For example the first occurance of l can be removed:

In [None]:
ord('l')

In [None]:
greeting_ba.remove(108) # no return value

In [None]:
greeting_ba # original instance mutated

bytearray.reverse as the name suggests reverses the order of the bytes in the bytearray instance:

In [None]:
? greeting_ba.reverse

In [None]:
greeting_ba = bytearray(b'hello') 

In [None]:
greeting_ba.reverse() # No return value

In [None]:
greeting_ba # Original instance mutated

This is different from the reversed iterator from the reversed builtins function:

In [None]:
backward = reversed(greeting_ba)
backward

In [None]:
next(backward)

bytearray.clear, as the name suggests clears all bytes in the bytearray instance leaving it an empty bytearray instance:

In [None]:
? greeting_ba.clear

In [None]:
greeting_ba = bytearray(b'hello') # No return value

In [None]:
greeting_ba.clear() # Original instance mutated

bytearray.copy as the name suggests can be used to return a copy of a bytearray:

In [None]:
? bytearray.copy

In [None]:
greeting_ba = bytearray(b'hello') 

In [None]:
greeting_ba.copy() # Return Value

In [None]:
greeting_bac = greeting_ba.copy()

If the ids of each instance are examined:

In [None]:
id1 = id(greeting_ba)
id1

In [None]:
id2 = id(greeting_bac)
id2

In [None]:
id1 == id2

The ids are unique and therefore these are two seperate instances and not alias to the same instance.
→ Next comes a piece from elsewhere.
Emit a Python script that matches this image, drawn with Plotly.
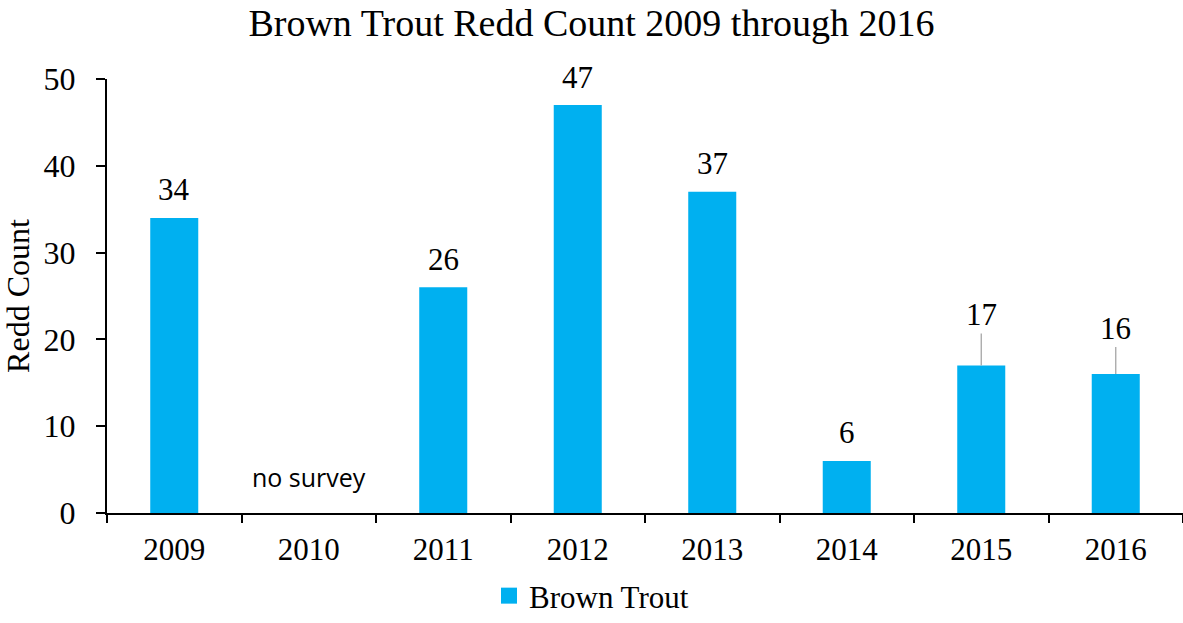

Therefore they are not the same instance:

In [None]:
id1 is id2

They do however have the same value:

In [None]:
greeting_ba

In [None]:
greeting_bac

Therefore they are equal:

In [None]:
greeting_ba == greeting_bac

One instance can be modified without influencing the other:

In [None]:
greeting_ba.clear() # No return value

In [None]:
greeting_bac # Independent instance unchanged

bytearray.pop as the name suggests pops a value off a bytearray instance, by default the value is popped off the end but can be changed by supplying an index. Note that the popped value is returned:

In [None]:
? greeting_ba.pop

In [None]:
greeting_ba = bytearray(b'hello') 

In [None]:
greeting_ba.pop() # Return value

In [None]:
greeting_ba # Instance mutated

In [None]:
chr(111)

In [None]:
popped_value = greeting_ba.pop(1)

In [None]:
popped_value # Returned value

In [None]:
greeting_ba # Instance mutated

In [None]:
chr(popped_value)